Copy exactly the lines from the one containing "Output the Python" to the one containing "600, 650, 700]", both lines included, and nothing else.

_Input_:
=-=-=

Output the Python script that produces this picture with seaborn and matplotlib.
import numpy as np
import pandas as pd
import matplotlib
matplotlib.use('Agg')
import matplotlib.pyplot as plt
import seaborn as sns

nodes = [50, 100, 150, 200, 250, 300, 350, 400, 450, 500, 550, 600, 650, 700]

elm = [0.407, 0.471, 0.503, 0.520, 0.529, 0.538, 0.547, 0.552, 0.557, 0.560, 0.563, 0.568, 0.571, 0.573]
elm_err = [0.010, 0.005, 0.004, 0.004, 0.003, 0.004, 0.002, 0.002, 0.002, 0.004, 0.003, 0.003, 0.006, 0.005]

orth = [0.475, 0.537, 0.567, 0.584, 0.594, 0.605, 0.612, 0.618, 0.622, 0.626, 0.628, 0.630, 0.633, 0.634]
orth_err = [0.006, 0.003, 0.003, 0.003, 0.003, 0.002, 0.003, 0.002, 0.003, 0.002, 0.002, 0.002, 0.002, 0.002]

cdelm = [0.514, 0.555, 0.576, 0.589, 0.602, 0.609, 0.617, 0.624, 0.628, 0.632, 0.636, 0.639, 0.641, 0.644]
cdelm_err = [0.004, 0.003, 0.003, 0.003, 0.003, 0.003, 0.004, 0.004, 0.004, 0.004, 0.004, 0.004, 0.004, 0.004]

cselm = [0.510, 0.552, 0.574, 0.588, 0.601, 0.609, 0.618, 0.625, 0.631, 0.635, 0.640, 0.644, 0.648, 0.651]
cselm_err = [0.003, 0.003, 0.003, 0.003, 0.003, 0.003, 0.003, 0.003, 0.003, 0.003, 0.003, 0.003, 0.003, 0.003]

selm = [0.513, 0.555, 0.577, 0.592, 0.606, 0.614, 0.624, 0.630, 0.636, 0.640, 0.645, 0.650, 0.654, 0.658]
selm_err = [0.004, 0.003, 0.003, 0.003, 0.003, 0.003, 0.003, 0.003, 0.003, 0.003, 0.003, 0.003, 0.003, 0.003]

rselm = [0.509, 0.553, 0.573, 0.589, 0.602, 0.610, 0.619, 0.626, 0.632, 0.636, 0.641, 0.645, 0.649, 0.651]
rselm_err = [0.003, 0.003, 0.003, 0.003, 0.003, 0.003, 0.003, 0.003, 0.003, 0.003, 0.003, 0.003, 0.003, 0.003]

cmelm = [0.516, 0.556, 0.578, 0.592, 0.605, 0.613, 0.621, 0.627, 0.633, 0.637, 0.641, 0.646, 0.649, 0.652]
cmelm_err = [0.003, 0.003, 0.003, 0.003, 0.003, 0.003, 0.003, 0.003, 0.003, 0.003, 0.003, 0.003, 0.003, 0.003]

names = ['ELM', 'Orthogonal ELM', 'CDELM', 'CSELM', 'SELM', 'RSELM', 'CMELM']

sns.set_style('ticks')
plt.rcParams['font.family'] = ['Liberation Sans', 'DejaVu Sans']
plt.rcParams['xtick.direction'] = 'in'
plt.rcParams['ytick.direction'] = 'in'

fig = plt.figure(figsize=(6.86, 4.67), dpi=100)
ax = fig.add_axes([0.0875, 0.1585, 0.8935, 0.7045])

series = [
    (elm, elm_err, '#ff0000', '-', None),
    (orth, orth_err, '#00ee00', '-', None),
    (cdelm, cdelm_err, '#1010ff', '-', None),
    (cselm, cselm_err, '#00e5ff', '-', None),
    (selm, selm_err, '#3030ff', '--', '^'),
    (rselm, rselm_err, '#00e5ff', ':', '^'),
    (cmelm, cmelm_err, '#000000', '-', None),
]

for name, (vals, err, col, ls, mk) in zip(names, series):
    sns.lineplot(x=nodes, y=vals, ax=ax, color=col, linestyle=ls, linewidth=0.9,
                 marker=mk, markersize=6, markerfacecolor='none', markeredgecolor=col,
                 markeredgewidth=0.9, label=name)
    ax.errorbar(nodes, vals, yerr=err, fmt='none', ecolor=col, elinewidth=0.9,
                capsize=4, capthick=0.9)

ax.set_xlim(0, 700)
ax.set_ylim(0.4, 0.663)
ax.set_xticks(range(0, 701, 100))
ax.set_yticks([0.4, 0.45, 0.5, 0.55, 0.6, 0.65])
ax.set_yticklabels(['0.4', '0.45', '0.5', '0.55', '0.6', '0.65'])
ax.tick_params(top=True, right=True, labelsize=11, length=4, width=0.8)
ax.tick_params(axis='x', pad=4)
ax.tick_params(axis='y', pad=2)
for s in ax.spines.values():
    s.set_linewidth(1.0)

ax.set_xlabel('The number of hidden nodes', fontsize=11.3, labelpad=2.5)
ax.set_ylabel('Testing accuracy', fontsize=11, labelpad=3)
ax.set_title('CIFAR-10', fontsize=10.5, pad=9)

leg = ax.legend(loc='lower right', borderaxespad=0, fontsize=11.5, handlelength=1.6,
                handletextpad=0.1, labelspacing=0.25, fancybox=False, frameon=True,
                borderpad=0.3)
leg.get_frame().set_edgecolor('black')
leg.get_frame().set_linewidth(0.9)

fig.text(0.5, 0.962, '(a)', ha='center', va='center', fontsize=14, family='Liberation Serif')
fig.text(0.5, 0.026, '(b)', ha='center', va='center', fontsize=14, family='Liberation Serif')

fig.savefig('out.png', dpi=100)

=-=-=

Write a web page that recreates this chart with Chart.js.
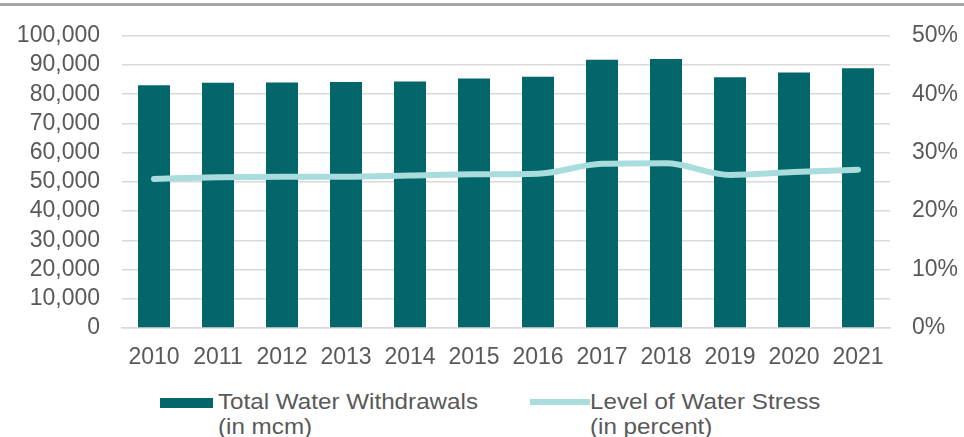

=-=-=

_Result of this task_:
Output the Python script that produces this picture with seaborn and matplotlib.
import numpy as np
import pandas as pd
import matplotlib
matplotlib.use('Agg')
import matplotlib.pyplot as plt
import seaborn as sns

nodes = [50, 100, 150, 200, 250, 300, 350, 400, 450, 500, 550, 600, 650, 700]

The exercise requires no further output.